The rise of technologies that help the elderly stay in their homes threatens to upend one of commercial real estate’s biggest bets: Aging baby boomers will leave their residences in droves for senior housing.
New products and services include sensors that respond to a range of medical conditions, facial recognition for identifying visitors, and houses with malleable fixtures that can be adjusted as residents age.
Venture capital and other firms are
expected to invest about $1 billion this
year in these and other so-called “aging
in place” technologies, according to
4Gen Ventures, a new venture-capital
firm focusing on such startups.
That is about double the amount
spent three years ago, the firm said.
Driving these efforts is the belief that
seniors would prefer to remain at
home near families and friends than
live among others their own age.
“People don’t want to go to a place where there’s only a bunch of other old people,” said James Crispino, head of the senior practice at design firm Gensler.
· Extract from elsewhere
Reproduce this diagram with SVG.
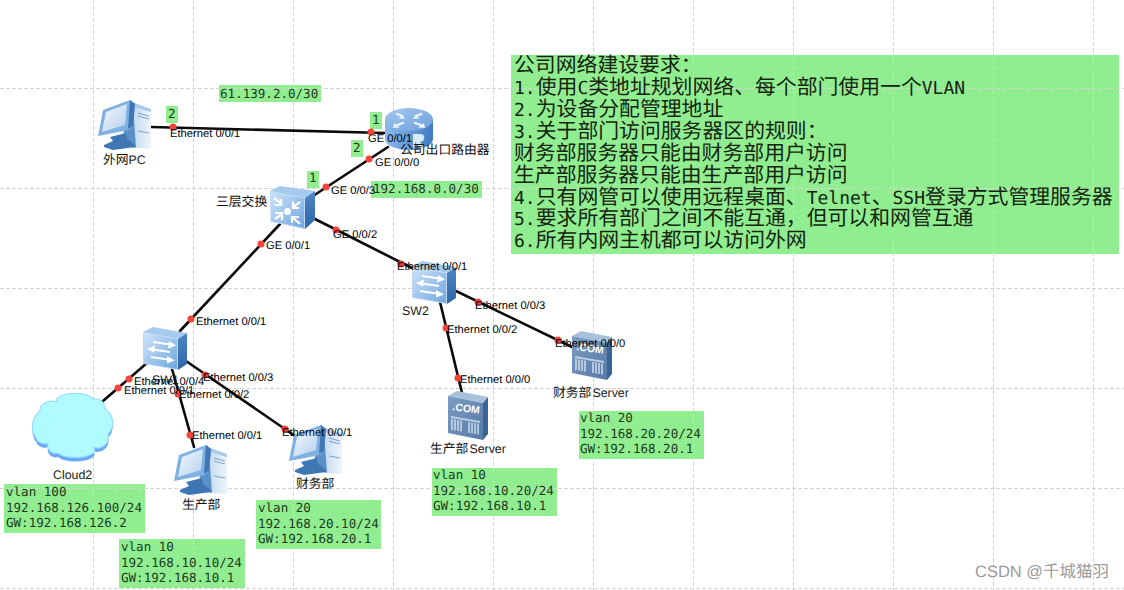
<svg xmlns="http://www.w3.org/2000/svg" width="1124" height="590" viewBox="0 0 1124 590">
<style>
text{white-space:pre;text-rendering:geometricPrecision}
.box{fill:#90ee90}
.grid{stroke:#d4d4d4;stroke-width:1;stroke-dasharray:4 2;fill:none}
.link{stroke:#0a0a0a;stroke-width:2.6;fill:none;stroke-linecap:round}
.dot{fill:#f4433a}
.port{font:11.2px "Liberation Sans","Noto Sans CJK SC",sans-serif;fill:#000}
.dev{font:12.4px "Liberation Sans","Noto Sans CJK SC",sans-serif;fill:#222}
.devc{font:12.8px "Noto Sans CJK SC",sans-serif;fill:#111}
.com{font:700 10.5px "Liberation Sans",sans-serif;fill:#fff}
.mono{font:12.55px "DejaVu Sans Mono","Liberation Mono",monospace;fill:#1c3a1c}
.note{font:20.85px "Noto Sans CJK SC",sans-serif;fill:#14240f}
.asc{font:18px "DejaVu Sans Mono","Liberation Mono",monospace}
.wm{font:16.5px "Liberation Sans","Noto Sans CJK SC",sans-serif;fill:#9a9a9a}
</style>
<defs>
<linearGradient id="gFront" x1="0" y1="0" x2="1" y2="1"><stop offset="0" stop-color="#cfe5fa"/><stop offset="1" stop-color="#6fa6de"/></linearGradient>
<linearGradient id="gSide" x1="0" y1="0" x2="0" y2="1"><stop offset="0" stop-color="#4f86c4"/><stop offset="1" stop-color="#2c66a8"/></linearGradient>
<linearGradient id="gRouter" x1="0" y1="0" x2="1" y2="0"><stop offset="0" stop-color="#8ab8ea"/><stop offset="1" stop-color="#3f7cc4"/></linearGradient>
<linearGradient id="gRouterTop" x1="0" y1="0" x2="1" y2="1"><stop offset="0" stop-color="#a5c8ef"/><stop offset="1" stop-color="#6d9fdb"/></linearGradient>
<linearGradient id="gServer" x1="0" y1="0" x2="1" y2="1"><stop offset="0" stop-color="#7d9cc2"/><stop offset="1" stop-color="#557aa8"/></linearGradient>
<linearGradient id="gScreen" x1="0" y1="0" x2="1" y2="1"><stop offset="0" stop-color="#f6fafe"/><stop offset="1" stop-color="#b3cfec"/></linearGradient>
<linearGradient id="gTower" x1="0" y1="0" x2="1" y2="0"><stop offset="0" stop-color="#c4daf0"/><stop offset="1" stop-color="#eef5fb"/></linearGradient>
<g id="pc">
<path d="M25 3 L37 7 L39 48 L26 46 Z" fill="#5b90c8"/>
<path d="M35 6 L53 11 V49 L38 48 Z" fill="url(#gTower)"/>
<path d="M25 3 L31 1 L53 9 V12 L36 7 Z" fill="#a9c9e8"/>
<path d="M40 13 L51 16 M40 16 L51 19 M40 31 L51 33" stroke="#7ea7d0" stroke-width="1.200"/>
<path d="M12 37 L28 33 L29 39 L37 45 L37 47 L15 50 L6 47 L6 45 L15 41 Z" fill="#3f76b4"/>
<path d="M5 10 L32 0 L37 4 L35 26 L31 30 L0 36 Z" fill="#7fb2e2"/>
<path d="M32 0 L37 4 L35 26 L30 29 Z" fill="#3f76b4"/>
<path d="M8 12 L29 4 L27 25 L4 32 Z" fill="url(#gScreen)"/>
</g>
<g id="sw">
<path d="M0 4 L10 -1 L44 5 L35 11 Z" fill="#a6caee"/>
<path d="M35 11 L44 5 V36 L35 42 Z" fill="url(#gSide)"/>
<path d="M0.500 4.500 L34.500 11 V41.500 L0.500 35.500 Z" fill="url(#gFront)" stroke="#bcd8f3"/>
<path d="M10 14 L31 17 M6 21 L27 24 M8 29 L28 32" stroke="#fff" stroke-width="2.200" fill="none"/>
<path d="M26 13 L33 17.500 L25 20.500 Z M12 17.500 L4 21 L11 24.500 Z M24 28 L32 32.500 L24 35.500 Z" fill="#fff"/>
</g>
<g id="l3">
<path d="M0 4 L10 -1 L45 4 L35 11 Z" fill="#a6caee"/>
<path d="M35 11 L45 4 V33 L35 42 Z" fill="url(#gSide)"/>
<path d="M0.500 4.500 L34.500 11 V41.500 L1 34.500 Z" fill="url(#gFront)" stroke="#bcd8f3"/>
<path d="M4 11 L12 17 M11 12 V18 H5 M30 15 L22 21 M23 14.500 V21 H29 M5 32 L12 27 M5 26 H12 V33 M30 37 L22 30 M22 36 V30 H29" stroke="#fff" stroke-width="2.200" fill="none"/>
<circle cx="17.500" cy="24.500" r="3.400" fill="#fff"/>
</g>
<g id="router">
<path d="M0 11 V31 A24 11 0 0 0 48 31 V11 Z" fill="url(#gRouter)"/>
<ellipse cx="24" cy="11.500" rx="24" ry="11.500" fill="url(#gRouterTop)"/>
<path d="M11 5.500 L18 8.500 M37 5.500 L30 8.500 M11 17.500 L19 14.500 M37 17.500 L29 14.500" stroke="#eaf3fc" stroke-width="2.400" fill="none"/>
<path d="M20 11 L14 10.500 L17 6 Z M28 11 L34 10.500 L31 6 Z M9 15 L15 19.500 L8 20 Z M39 15 L33 19.500 L40 20 Z" fill="#eaf3fc"/>
<path d="M28 26 H35 Q40 26 39 31 Q38 34 35 34 L40 40 H35 L30 34 V40 H28 Z" fill="#e9f3fc" opacity=".9"/>
</g>
<g id="server">
<path d="M0 4 L9 -1 L40 5 L35 11 Z" fill="#a9c0db"/>
<path d="M35 11 L40 5 V42 L35 48 Z" fill="#3b6496"/>
<path d="M0 4 L35 11 V48 L0 41 Z" fill="url(#gServer)"/>
<path d="M3 24 L32 29 V31 L3 26 Z" fill="#d0deec" opacity=".8"/>
<path d="M4 27 V38 M7 27.500 V38.500 M10 28 V39 M13 28.500 V39.500 M21 30 V41 M24 30.500 V41.500 M27 31 V42 M30 31.500 V42.500" stroke="#d0deec" stroke-width="1.500"/>
</g>
<path id="cloudShape" d="M4 45 A20 20 0 0 1 8 18 A12 9 0 0 1 25 9 A18 7 0 0 1 61 6 A10 10 0 0 1 73 16 A16 16 0 0 1 76 41 A11 11 0 0 1 61 54 A18 7 0 0 1 26 60 A8 8 0 0 1 16 50 A9 9 0 0 1 4 45 Z"/>
</defs>

<rect width="1124" height="590" fill="#fff"/>

<g id="annotations">
<rect class="box" x="511" y="55" width="608" height="199"/>
<rect class="box" x="219" y="85" width="102" height="17"/>
<rect class="box" x="371" y="181" width="111" height="17"/>
<rect class="box" x="166" y="106" width="12" height="17"/>
<rect class="box" x="370" y="112" width="12" height="17"/>
<rect class="box" x="351" y="140" width="12" height="17"/>
<rect class="box" x="307" y="171" width="12" height="17"/>
<rect class="box" x="4" y="484" width="141" height="49"/>
<rect class="box" x="119" y="539" width="126" height="49"/>
<rect class="box" x="256" y="500" width="125" height="49"/>
<rect class="box" x="432" y="468" width="125" height="48"/>
<rect class="box" x="579" y="411" width="125" height="48"/>
</g>

<path id="grid" class="grid" d="M0 88.500H1124M0 188.500H1124M0 288.500H1124M0 388.500H1124M0 488.500H1124M0 588.500H1124M93.500 0V590M193.500 0V590M293.500 0V590M393.500 0V590M493.500 0V590M593.500 0V590M693.500 0V590M793.500 0V590M893.500 0V590M993.500 0V590M1093.500 0V590"/>

<g id="connectors">
<path class="link" d="M151 127L385 133"/>
<path class="link" d="M388 147L313 196"/>
<path class="link" d="M280 224L180 331"/>
<path class="link" d="M313 218L412 268"/>
<path class="link" d="M147 363L103 401"/>
<path class="link" d="M172 369L194 447"/>
<path class="link" d="M186 361L295 436"/>
<path class="link" d="M440 302L462 393"/>
<path class="link" d="M456 291L572 347"/>
</g>

<g id="node-pc-out"><use href="#pc" x="98" y="100"/><text class="devc" x="103" y="164">外网<tspan class="dev">PC</tspan></text></g>
<g id="node-router"><use href="#router" x="385" y="108"/><text class="devc" x="400" y="154">公司出口路由器</text></g>
<g id="node-l3"><use href="#l3" x="270" y="187"/><text class="devc" x="216" y="206">三层交换</text></g>
<g id="node-sw1"><use href="#sw" x="143" y="328"/><text class="dev" x="152" y="384">SW1</text></g>
<g id="node-sw2"><use href="#sw" x="412" y="262"/><text class="dev" x="402" y="315">SW2</text></g>
<g id="node-cloud"><g transform="translate(32,393)"><use href="#cloudShape" y="4" fill="#6aa8fa"/><use href="#cloudShape" fill="#b0fbff" stroke="#9adcff" stroke-width="1.200"/></g><text class="dev" x="53" y="479">Cloud2</text></g>
<g id="node-pc-prod"><use href="#pc" x="174" y="445"/><text class="devc" x="182" y="509">生产部</text></g>
<g id="node-pc-fin"><use href="#pc" x="289" y="425"/><text class="devc" x="296" y="488">财务部</text></g>
<g id="node-srv-prod"><use href="#server" x="448" y="392"/><text class="com" x="452" y="410" transform="rotate(8 452 410)">.COM</text><text class="devc" x="430" y="453">生产部<tspan class="dev" dx="1">Server</tspan></text></g>
<g id="node-srv-fin"><use href="#server" x="572" y="332"/><text class="com" x="576" y="350" transform="rotate(8 576 350)">.COM</text><text class="devc" x="553" y="397">财务部<tspan class="dev" dx="1">Server</tspan></text></g>

<g id="port-dots">
<circle class="dot" cx="173" cy="127" r="3.500"/><circle class="dot" cx="371" cy="132" r="3.500"/>
<circle class="dot" cx="369" cy="159" r="3.500"/><circle class="dot" cx="326" cy="187" r="3.500"/>
<circle class="dot" cx="261" cy="244" r="3.500"/><circle class="dot" cx="191" cy="319" r="3.500"/>
<circle class="dot" cx="336" cy="230" r="3.500"/><circle class="dot" cx="401" cy="264" r="3.500"/>
<circle class="dot" cx="129" cy="379" r="3.500"/><circle class="dot" cx="118" cy="388" r="3.500"/>
<circle class="dot" cx="178" cy="394" r="3.500"/><circle class="dot" cx="190" cy="435" r="3.500"/>
<circle class="dot" cx="205" cy="375" r="3.500"/><circle class="dot" cx="285" cy="429" r="3.500"/>
<circle class="dot" cx="446" cy="328" r="3.500"/><circle class="dot" cx="458" cy="378" r="3.500"/>
<circle class="dot" cx="478" cy="302" r="3.500"/><circle class="dot" cx="558" cy="340" r="3.500"/>
</g>

<g id="port-labels">
<text class="port" x="170" y="137">Ethernet 0/0/1</text>
<text class="port" x="368" y="142">GE 0/0/1</text>
<text class="port" x="375" y="166">GE 0/0/0</text>
<text class="port" x="331" y="194">GE 0/0/3</text>
<text class="port" x="333" y="238">GE 0/0/2</text>
<text class="port" x="266" y="249">GE 0/0/1</text>
<text class="port" x="397" y="270">Ethernet 0/0/1</text>
<text class="port" x="196" y="325">Ethernet 0/0/1</text>
<text class="port" x="134" y="385">Ethernet 0/0/4</text>
<text class="port" x="124" y="394">Ethernet 0/0/1</text>
<text class="port" x="179" y="398">Ethernet 0/0/2</text>
<text class="port" x="203" y="381">Ethernet 0/0/3</text>
<text class="port" x="192" y="439">Ethernet 0/0/1</text>
<text class="port" x="282" y="436">Ethernet 0/0/1</text>
<text class="port" x="447" y="333">Ethernet 0/0/2</text>
<text class="port" x="460" y="383">Ethernet 0/0/0</text>
<text class="port" x="475" y="309">Ethernet 0/0/3</text>
<text class="port" x="555" y="347">Ethernet 0/0/0</text>
</g>

<g id="annotation-text">
<text class="mono" x="220" y="98">61.139.2.0/30</text>
<text class="mono" x="373" y="193">192.168.0.0/30</text>
<text class="mono" x="168" y="118">2</text>
<text class="mono" x="372" y="124">1</text>
<text class="mono" x="353" y="152">2</text>
<text class="mono" x="309" y="182">1</text>
<text class="mono" x="6" y="496">vlan 100</text><text class="mono" x="6" y="512">192.168.126.100/24</text><text class="mono" x="6" y="527">GW:192.168.126.2</text>
<text class="mono" x="121" y="551">vlan 10</text><text class="mono" x="121" y="567">192.168.10.10/24</text><text class="mono" x="121" y="582">GW:192.168.10.1</text>
<text class="mono" x="258" y="512">vlan 20</text><text class="mono" x="258" y="528">192.168.20.10/24</text><text class="mono" x="258" y="543">GW:192.168.20.1</text>
<text class="mono" x="433" y="479">vlan 10</text><text class="mono" x="433" y="495">192.168.10.20/24</text><text class="mono" x="433" y="510">GW:192.168.10.1</text>
<text class="mono" x="580" y="422">vlan 20</text><text class="mono" x="580" y="438">192.168.20.20/24</text><text class="mono" x="580" y="453">GW:192.168.20.1</text>
<text class="note" x="514" y="72">公司网络建设要求：</text>
<text class="note" x="514" y="94"><tspan class="asc">1.</tspan>使用<tspan class="asc">C</tspan>类地址规划网络、每个部门使用一个<tspan class="asc">VLAN</tspan></text>
<text class="note" x="514" y="116"><tspan class="asc">2.</tspan>为设备分配管理地址</text>
<text class="note" x="514" y="138"><tspan class="asc">3.</tspan>关于部门访问服务器区的规则：</text>
<text class="note" x="514" y="160">财务部服务器只能由财务部用户访问</text>
<text class="note" x="514" y="182">生产部服务器只能由生产部用户访问</text>
<text class="note" x="514" y="204"><tspan class="asc">4.</tspan>只有网管可以使用远程桌面、<tspan class="asc">Telnet</tspan>、<tspan class="asc">SSH</tspan>登录方式管理服务器</text>
<text class="note" x="514" y="225"><tspan class="asc">5.</tspan>要求所有部门之间不能互通，但可以和网管互通</text>
<text class="note" x="514" y="247"><tspan class="asc">6.</tspan>所有内网主机都可以访问外网</text>
</g>
<text class="wm" x="975" y="577">CSDN @千城猫羽</text>
</svg>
The aging-in-place technology trend marks a challenge to the numerous real-estate developers who have been rushing to build senior housing to accommodate the roughly 72 million Americans born between 1946 and 1964, representing about 20% of the U.S. population. In about one decade, boomers will start reaching their mid-80s, the typical move-in age for senior housing.
Developers continue to build new facilities. New senior housing in 2018 accounted for 3.2% of all senior housing, compared with 2.5% in 2015, according to real-estate research firm Green Street Advisors. The figure is expected to hit 3.5% in 2023, the firm said in
a report.
Senior-housing developers added 21,332 new units in 2018—more than double the number that was added in 2014, according to the National Investment Center for Senior Housing & Care, an industry organization. Senior housing is now one of the fastest-growing commercial real-estate sectors, ahead of office, retail, hotels and apartments, according to Green Street Advisors.
But developers might have jumped the gun a bit and now some worry there is an emerging glut of senior housing. Senior-housing occupancy fell in the third quarter of 2019 to 88% compared with 90.2% in the fourth quarter of 2014, according to the National Investment Center for Senior Housing & Care.
Some companies specializing in senior housing are suffering. Shares of Ventas Inc. (VTR), a big health-care real-estate investment trust, fell close to 9% one day last month after it said the occupancy rate of its senior-housing communities declined to 84.1% on June 30, compared with 84.5% a year earlier and 88.5% in June 2014.
Moreover, the average age that people enter senior housing has been rising, partly because of improving health. It is about 84 to 85 years today, compared with 82 one decade ago, according to Green Street analyst Lukas Hartwich.
Senior housing remains a compelling option for people with medical problems, loneliness, and the need for assistance in eating, shopping and other daily activities.
But some suggest that the new aging-in-place movement could undercut some of those longer-term projections.
“The moment you have a disruptive alternative, that’s when [senior-housing companies] are going to start to feel some pain,” said Dominic Endicott, co-founder of 4Gen Ventures.
Aging-in-place advocates think new innovations will make it easier for seniors living at home to be less dependent on others.
One startup, LifePod Solutions Inc., is launching this month a new voice recognition service that initiates conversations with seniors on such subjects as their health or their plans for the day and then makes suggestions and sends caregivers alerts depending on their responses.
Design firm Gensler is looking at ways to create homes with features like height-adjustable bathroom sinks, living rooms that can easily convert into bedrooms and adjustable cabinets with smart glass doors.
U.K. developer Tolent Construction Ltd. is planning to break ground early next year on South Seaham Garden Village, a 1,500 home and mixed-use development south of Sunderland. The homes will include cutting-edge sensors and other technology so that seniors can live next to families and younger single people.
Three hundred of the homes will be for people over 55 years old. Seaham Garden will also have a village square, health center and 20,000 square feet of office space for startups and others studying new technology to help seniors age in place.
“You’re discouraging social isolation because you’ve designed the development in a way that brings people together,” said Hugh Daglish, associate urban designer at IDPartnership, the architecture firm working on the Seaham Garden development.
Still, executives working at traditional senior-housing companies say facilities have a lot to offer that technology can’t match. “Loneliness has a negative impact that can’t be solved by technology,” said Cindy Baier, chief executive of Brookdale Senior Living Inc., which owns and manages about 800 senior-housing communities.
Other senior-housing developers are trying to modernize their services. PGIM Real Estate, which has $1.6 billion invested in the senior-housing sector, has been buying and developing properties that include a range of new amenities like pools, gyms and cafes.
“We’re seeing rapid evolution of the product,” said Steve Blazejewski, managing director of PGIM Real Estate.